Attention is then raised to U.S. Pat. Nos. 4,046,191, 4,210,208 and 4,220,207. The bypass or pressure equalizing line, bypassing in the drilling BOP so as to equalize the pressure below a closed in subsea BOP into the drilling riser, is well known and described in the literature. Some equalizing loops contain hydraulic choke valves while other systems define closed/open valves.
Further attention is raised to U.S. Pat. No. 6,415,877. This publication refers to an apparatus using a pump and the suction from a pump to regulate and reduce the bottom hole pressure in the well being drilled. In U.S. Pat. No. 6,415,877 this requires and specifies a drilling operation performed through a closed pressure containment envelope around the drill string at seabed.
Normally it is not possible to control the pressure from the surface in a conventional drilling operation, due to the fact that the well returns will flow into an open flow line at atmospheric pressure. In order to obtain wellhead pressure control, the well return has to be routed through a closed flow line by way of a closed blow out preventer to a choke manifold. The advantage of controlling bottom hole pressure by means of wellhead pressure control is that a pressure change at the surface results in an almost instantaneous pressure response at the bottom of the hole when a single-phase drilling fluid is used. In general, the surface pressure should be kept as low as possible to obtain safer working environment for the personnel working on the rig. So, it is preferable to control the well by changing pressures in the well bore to the largest extent.
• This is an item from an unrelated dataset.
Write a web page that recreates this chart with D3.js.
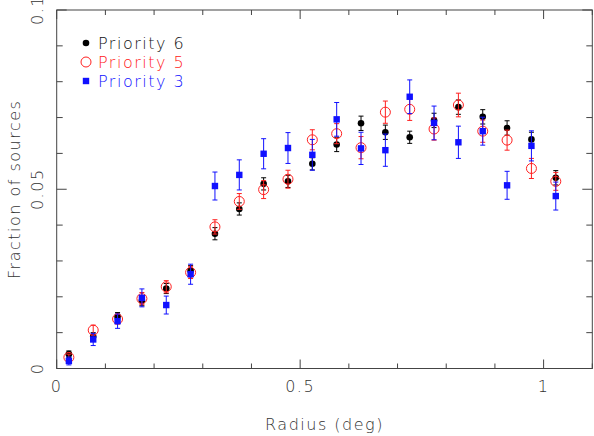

Conventionally, this can be performed by means of hydrostatic pressure control and friction pressure control in the annulus.
Hydrostatic pressure control is the prime means of bottom hole pressure control in conventional drilling. The mud weight will be adjusted so that the well is in an overbalanced condition in the well when no drilling fluid circulation takes place. If needed, the mud weight/density can be changed depending on formation pressures. However, this is a time consuming process and requires adding chemicals and weighting materials to the drilling mud.
The other method for bottom hole pressure control is friction pressure control. Higher circulating rates generates higher friction pressure and consequently higher pressures in the bore hole. A change in pump rate will result in a rapid change in the bottom hole pressure (BHP). The disadvantage of using frictional pressure control is that control is lost when drilling fluid circulation is stopped. Frictional pressure loss is also limited by the maximum pump rate, the pressure rating of the pump and by the maximum flow through the down hole assembly.
All and each of the above references are hereby incorporated by reference.
The above prior art has many disadvantages. The object of the present invention is to avoid some or all of the disadvantages of the prior art.